À l’instar du Sénégal, plusieurs autres pays africains ont pris des mesures similaires répondant à l’appel de l’Organisation mondiale de la santé (OMS) qui a sonné l’alarme et a invité l’Afrique “à se réveiller et à se préparer au pire” le plus tôt possible.

Le Burkina Faso a ainsi instauré un couvre-feu de 19h à 5h en plus de la fermeture totale des frontières aériennes. D’autres pays sont allés plus loin. En Tunisie, où l’on dénombre plus de 54 cas dont deux morts, le président Kaïs Saïed a annoncé le 20 mars un confinement total de 6h à 18h en plus d’un couvre-feu entre 18h et 6h.

Au Bénin, où seulement deux cas ont été enregistrés, le gouvernement a réquisitionné un millier de chambres d’hôtels pour la mise en quarantaine systématique de toute personne arrivée par voie aérienne. Les frontières ne sont pas encore fermées.

Couloir humanitaire

Sur RFI, Michel Yao, responsable des opérations d’urgence de l’OMS en Afrique a mis en garde contre les effets pervers que pourrait engendrer la fermeture systématique des frontières en termes “de circulation d’experts” pour accompagner les États.
On comprend bien la nécessité de quarantaine ou bien des surveillances, mais il est pratiquement impossible, maintenant, de déplacer les experts d’Europe. Maintenant, entre pays africains, cela commence à être aussi compliqué, parce qu’il y a des restrictions qui sont des restrictions complètes, qui limitent aussi l’appui par d’autres experts, même au niveau de la région”. Le responsable de l’OMS milite donc pour la mise en place d’un couloir humanitaire qui facilitera le convoiement de médicaments et les équipements nécessaires à la lutte contre le coronavirus comme les concentrateurs d’oxygène.

La prise en charge des patients du coronavirus est basée sur la réanimation respiratoire. Il va y avoir la problématique du dispositif de matériel de respiration. Il y a des évaluations qui ont été faites, dans plusieurs grandes villes africaines, on est à cinquante respirateurs par exemple. Si jamais on a une épidémie à l’occidentale, c’est sûr que la prise en charge va poser problème”, renchérit Éric Delaporte, directeur de l’unité d’infectiologie de l’IRD.

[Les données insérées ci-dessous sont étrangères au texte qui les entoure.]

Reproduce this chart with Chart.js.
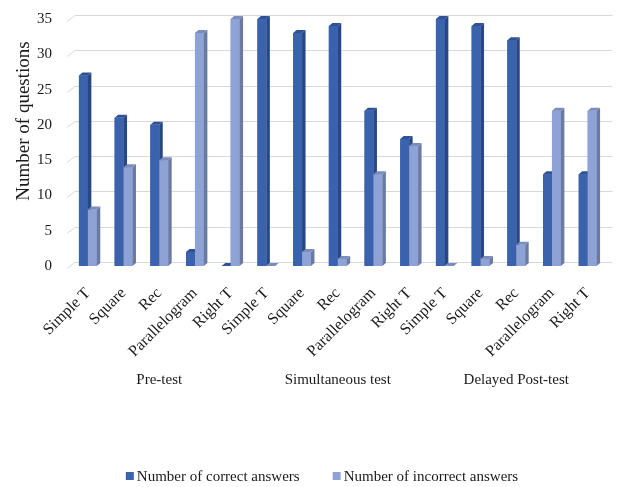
<!DOCTYPE html>
<html>
<head>
<meta charset="utf-8">
<script src="https://cdn.jsdelivr.net/npm/chart.js@4/dist/chart.umd.min.js"></script>
<style>
  html, body { margin: 0; padding: 0; background: #ffffff; }
  #wrap { width: 618px; height: 487px; }
</style>
</head>
<body>
<div id="wrap"><canvas id="c" width="618" height="487"></canvas></div>
<script>
// Shape names per test, repeated for each of the three sessions
const shapes = ['Simple T', 'Square', 'Rec', 'Parallelogram', 'Right T'];
const sessions = ['Pre-test', 'Simultaneous test', 'Delayed Post-test'];
const categories = [].concat(shapes, shapes, shapes);

const correctAnswers   = [27, 21, 20, 2, 0,  35, 33, 34, 22, 18,  35, 34, 32, 13, 13];
const incorrectAnswers = [8, 14, 15, 33, 35,  0, 2, 1, 13, 17,  0, 1, 3, 22, 22];

const seriesNames = ['Number of correct answers', 'Number of incorrect answers'];
const yTicks = [0, 5, 10, 15, 20, 25, 30, 35];

const SERIF = '"Liberation Serif", "Times New Roman", serif';
const TEXT = '#1a1a1a';

// face colours: front, side, top
const faces = [
  { front: '#3b62ad', side: '#284785', top: '#2f5196' },
  { front: '#8fa2d5', side: '#6a7aa3', top: '#7b8dbf' }
];
const DX = 3.5, DY = 3;      // bar depth
const WX = 5, WY = 4;        // back wall offset for gridlines

const boxPlugin = {
  id: 'box3d',
  beforeDatasetsDraw(chart) {
    const ctx = chart.ctx;
    const ys = chart.scales.y;
    const area = chart.chartArea;
    ctx.save();
    ctx.strokeStyle = '#d9d9d9';
    ctx.lineWidth = 1;
    yTicks.forEach(v => {
      const py = Math.round(ys.getPixelForValue(v)) + 0.5;
      ctx.beginPath();
      ctx.moveTo(area.left - 3, py + 2);
      ctx.lineTo(area.left + WX, py - WY);
      ctx.lineTo(area.right + 7, py - WY);
      ctx.stroke();
    });
    ctx.restore();
  },
  afterDatasetsDraw(chart) {
    const ctx = chart.ctx;
    ctx.save();
    const n = chart.data.labels.length;
    for (let i = 0; i < n; i++) {
      chart.data.datasets.forEach((ds, di) => {
        const el = chart.getDatasetMeta(di).data[i];
        const { x, y, base, width } = el.getProps(['x', 'y', 'base', 'width'], true);
        const l = x - width / 2, r = x + width / 2;
        const c = faces[di];
        ctx.fillStyle = c.front;
        ctx.fillRect(l, y, r - l, base - y);
        ctx.fillStyle = c.side;
        ctx.beginPath();
        ctx.moveTo(r, y); ctx.lineTo(r + DX, y - DY);
        ctx.lineTo(r + DX, base - DY); ctx.lineTo(r, base);
        ctx.closePath(); ctx.fill();
        ctx.fillStyle = c.top;
        ctx.beginPath();
        ctx.moveTo(l, y); ctx.lineTo(l + DX, y - DY);
        ctx.lineTo(r + DX, y - DY); ctx.lineTo(r, y);
        ctx.closePath(); ctx.fill();
      });
    }
    ctx.restore();
  },
  afterDraw(chart) {
    const ctx = chart.ctx;
    const xs = chart.scales.x;
    ctx.save();
    ctx.fillStyle = TEXT;
    // session names under each group of five shapes
    ctx.font = '15px ' + SERIF;
    ctx.textAlign = 'center';
    ctx.textBaseline = 'middle';
    sessions.forEach((s, k) => {
      ctx.fillText(s, xs.getPixelForValue(k * shapes.length + 2), 380);
    });
    // y axis title
    ctx.save();
    ctx.translate(24, 121);
    ctx.rotate(-Math.PI / 2);
    ctx.font = '19px ' + SERIF;
    ctx.fillText('Number of questions', 0, 0);
    ctx.restore();
    // legend
    ctx.font = '15px ' + SERIF;
    ctx.textAlign = 'left';
    const gap = 33, box = 8, pad = 3;
    const widths = seriesNames.map(t => ctx.measureText(t).width);
    const total = widths.reduce((a, w) => a + box + pad + w, 0) + gap;
    let lx = 322 - total / 2;
    const ly = 476;
    seriesNames.forEach((t, k) => {
      ctx.fillStyle = faces[k].front;
      ctx.fillRect(lx, ly - box / 2, box, box);
      ctx.fillStyle = TEXT;
      ctx.fillText(t, lx + box + pad, ly + 1);
      lx += box + pad + widths[k] + gap;
    });
    ctx.restore();
  }
};

new Chart(document.getElementById('c'), {
  type: 'bar',
  data: {
    labels: categories,
    datasets: [
      { label: seriesNames[0], data: correctAnswers, backgroundColor: faces[0].front },
      { label: seriesNames[1], data: incorrectAnswers, backgroundColor: faces[1].front }
    ]
  },
  options: {
    responsive: false,
    animation: false,
    devicePixelRatio: 1,
    categoryPercentage: 0.5,
    barPercentage: 1.0,
    layout: { padding: { top: 15, right: 12.5, bottom: 0, left: 0 } },
    plugins: { legend: { display: false }, tooltip: { enabled: false } },
    scales: {
      x: {
        grid: { display: false },
        border: { display: false },
        ticks: {
          autoSkip: false, minRotation: 45, maxRotation: 45,
          color: TEXT, padding: 10,
          font: { family: SERIF, size: 16 }
        },
        afterFit(s) { s.height = 221; }
      },
      y: {
        min: 0, max: 35,
        grid: { display: false },
        border: { display: false },
        afterBuildTicks(s) { s.ticks = yTicks.map(v => ({ value: v })); },
        ticks: { color: TEXT, padding: 10, font: { family: SERIF, size: 15 } },
        afterFit(s) { s.width = 70; }
      }
    }
  },
  plugins: [boxPlugin]
});
</script>
</body>
</html>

L’espoir suscité par la chloroquine

En Europe, après des essais jugés “prometteurs”, le laboratoire français Sanofi s’est dit prêt à offrir aux autorités françaises des millions de doses de l’anti-paludique Plaquenil pouvant traiter potentiellement 300 000 malades.

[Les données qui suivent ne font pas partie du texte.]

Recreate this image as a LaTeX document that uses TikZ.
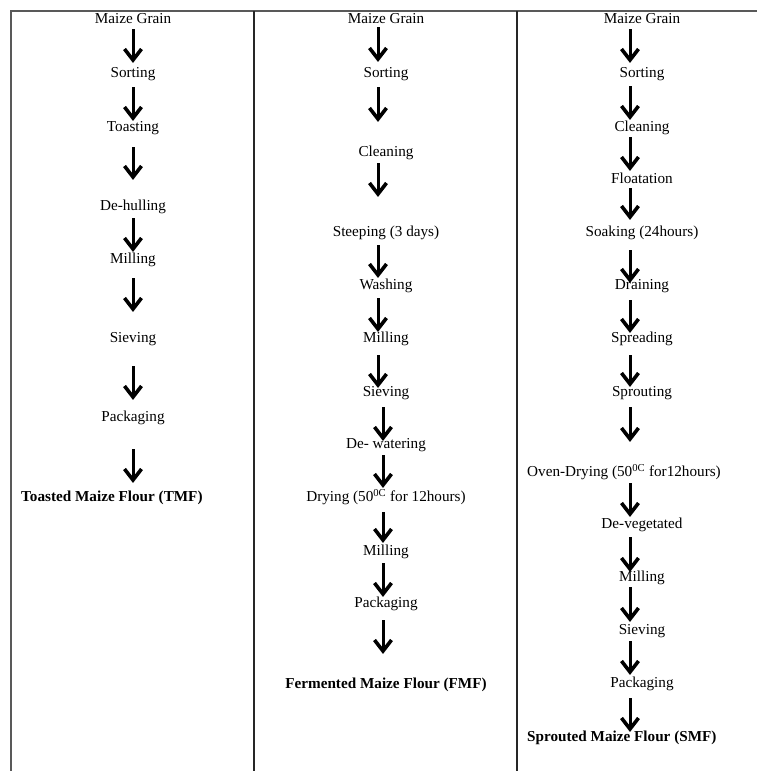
\documentclass[tikz,border=0pt]{standalone}
\usepackage{fontspec}
\setmainfont{Liberation Serif}
\usetikzlibrary{arrows.meta}

\begin{document}
\begin{tikzpicture}[x=1pt,y=-1pt,
    stage/.style={inner sep=0pt, text height=10.4pt, text depth=3.3pt, font=\fontsize{15.2}{18}\selectfont},
    flow/.style={line width=3pt, -{Straight Barb[length=11pt,width=17pt,line width=3.6pt]}}]
                \useasboundingbox (0,0) rectangle (757,771);

                % table frame
                \draw[line width=2pt, gray!70!black] (10,10.5) -- (757,10.5);
                \draw[line width=2pt, gray!70!black] (11,10) -- (11,771);
                \draw[line width=2pt, black!85] (254,11) -- (254,771);
                \draw[line width=2pt, black!85] (517,11) -- (517,771);

                \coordinate (lane1) at (133,0);
                \coordinate (lane2) at (378,0);
                \coordinate (lane2b) at (383,0);
                \coordinate (lane3) at (630,0);

                % toasted
                \node[stage] (grain1) at (133,20) {Maize Grain};
                \node[stage] (sort1) at (133,74) {Sorting};
                \node[stage] (toast1) at (133,128) {Toasting};
                \node[stage] (dehull1) at (133,207) {De-hulling};
                \node[stage] (mill1) at (133,260) {Milling};
                \node[stage] (sieve1) at (133,339) {Sieving};
                \node[stage] (pack1) at (133,418) {Packaging};
                \node[stage, anchor=west] (tmf) at (21,498) {\textbf{Toasted Maize Flour (TMF)}};

                \draw[flow, shorten <=2pt, shorten >=4pt] (grain1.south -| lane1) -- (sort1.north -| lane1);
                \draw[flow, shorten <=6pt, shorten >=0pt] (sort1.south -| lane1) -- (toast1.north -| lane1);
                \draw[flow, shorten <=12pt, shorten >=20pt] (toast1.south -| lane1) -- (dehull1.north -| lane1);
                \draw[flow, shorten <=4pt, shorten >=1pt] (dehull1.south -| lane1) -- (mill1.north -| lane1);
                \draw[flow, shorten <=11pt, shorten >=20pt] (mill1.south -| lane1) -- (sieve1.north -| lane1);
                \draw[flow, shorten <=20pt, shorten >=11pt] (sieve1.south -| lane1) -- (pack1.north -| lane1);
                \draw[flow, shorten <=24pt, shorten >=8pt] (pack1.south -| lane1) -- (tmf.north -| lane1);

                % fermented
                \node[stage] (grain2) at (386,20) {Maize Grain};
                \node[stage] (sort2) at (386,74) {Sorting};
                \node[stage] (clean2) at (386,153) {Cleaning};
                \node[stage] (steep2) at (386,233) {Steeping (3 days)};
                \node[stage] (wash2) at (386,286) {Washing};
                \node[stage] (mill2) at (386,339) {Milling};
                \node[stage] (sieve2) at (386,393) {Sieving};
                \node[stage] (dewater2) at (386,445) {De- watering};
                \node[stage] (dry2) at (386,498) {Drying (50\textsuperscript{0C} for 12hours)};
                \node[stage] (remill2) at (386,552) {Milling};
                \node[stage] (pack2) at (386,604) {Packaging};
                \node[stage] (fmf) at (386,685) {\textbf{Fermented Maize Flour (FMF)}};

                \draw[flow, shorten <=0pt, shorten >=5pt] (grain2.south -| lane2) -- (sort2.north -| lane2);
                \draw[flow, shorten <=6pt, shorten >=24pt] (sort2.south -| lane2) -- (clean2.north -| lane2);
                \draw[flow, shorten <=3pt, shorten >=29pt] (clean2.south -| lane2) -- (steep2.north -| lane2);
                \draw[flow, shorten <=5pt, shorten >=1pt] (steep2.south -| lane2) -- (wash2.north -| lane2);
                \draw[flow, shorten <=5pt, shorten >=0pt] (wash2.south -| lane2) -- (mill2.north -| lane2);
                \draw[flow, shorten <=9pt, shorten >=-2pt] (mill2.south -| lane2) -- (sieve2.north -| lane2);
                \draw[flow, shorten <=7pt, shorten >=-3pt] (sieve2.south -| lane2b) -- (dewater2.north -| lane2b);
                \draw[flow, shorten <=3pt, shorten >=3pt] (dewater2.south -| lane2b) -- (dry2.north -| lane2b);
                \draw[flow, shorten <=7pt, shorten >=2pt] (dry2.south -| lane2b) -- (remill2.north -| lane2b);
                \draw[flow, shorten <=4pt, shorten >=0pt] (remill2.south -| lane2b) -- (pack2.north -| lane2b);
                \draw[flow, shorten <=9pt, shorten >=24pt] (pack2.south -| lane2b) -- (fmf.north -| lane2b);

                % sprouted
                \node[stage] (grain3) at (642,20) {Maize Grain};
                \node[stage] (sort3) at (642,74) {Sorting};
                \node[stage] (clean3) at (642,128) {Cleaning};
                \node[stage] (float3) at (642,180) {Floatation};
                \node[stage] (soak3) at (642,233) {Soaking (24hours)};
                \node[stage] (drain3) at (642,286) {Draining};
                \node[stage] (spread3) at (642,339) {Spreading};
                \node[stage] (sprout3) at (642,393) {Sprouting};
                \node[stage] (oven3) at (624,473) {Oven-Drying (50\textsuperscript{0C} for12hours)};
                \node[stage] (deveg3) at (642,525) {De-vegetated};
                \node[stage] (mill3) at (642,578) {Milling};
                \node[stage] (sieve3) at (642,631) {Sieving};
                \node[stage] (pack3) at (642,684) {Packaging};
                \node[stage, anchor=west] (smf) at (527,738) {\textbf{Sprouted Maize Flour (SMF)}};

                \draw[flow, shorten <=2pt, shorten >=4pt] (grain3.south -| lane3) -- (sort3.north -| lane3);
                \draw[flow, shorten <=5pt, shorten >=1pt] (sort3.south -| lane3) -- (clean3.north -| lane3);
                \draw[flow, shorten <=2pt, shorten >=2pt] (clean3.south -| lane3) -- (float3.north -| lane3);
                \draw[flow, shorten <=1pt, shorten >=6pt] (float3.south -| lane3) -- (soak3.north -| lane3);
                \draw[flow, shorten <=10pt, shorten >=-4pt] (soak3.south -| lane3) -- (drain3.north -| lane3);
                \draw[flow, shorten <=7pt, shorten >=-1pt] (drain3.south -| lane3) -- (spread3.north -| lane3);
                \draw[flow, shorten <=9pt, shorten >=-1pt] (spread3.south -| lane3) -- (sprout3.north -| lane3);
                \draw[flow, shorten <=7pt, shorten >=24pt] (sprout3.south -| lane3) -- (oven3.north -| lane3);
                \draw[flow, shorten <=3pt, shorten >=1pt] (oven3.south -| lane3) -- (deveg3.north -| lane3);
                \draw[flow, shorten <=5pt, shorten >=-1pt] (deveg3.south -| lane3) -- (mill3.north -| lane3);
                \draw[flow, shorten <=2pt, shorten >=2pt] (mill3.south -| lane3) -- (sieve3.north -| lane3);
                \draw[flow, shorten <=3pt, shorten >=2pt] (sieve3.south -| lane3) -- (pack3.north -| lane3);
                \draw[flow, shorten <=7pt, shorten >=-1pt] (pack3.south -| lane3) -- (smf.north -| lane3);
            \end{tikzpicture}
\end{document}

Déjà testé sur des sujets malades en Chine et à Marseille, et très utilisé en Afrique où meurent chaque année plusieurs milliers de personnes du paludisme, le médicament pourrait susciter l’espoir. “Le Plaquenil est une piste très intéressante. Elle est encore très discutée parce que c’est une étude pilote. Mais c’est un médicament qui est disponible en Afrique. La nivaquine et la chloroquine (qui sont aussi des anti-paludiques, NDLR) y est très largement utilisée”, conclut Éric Delaporte.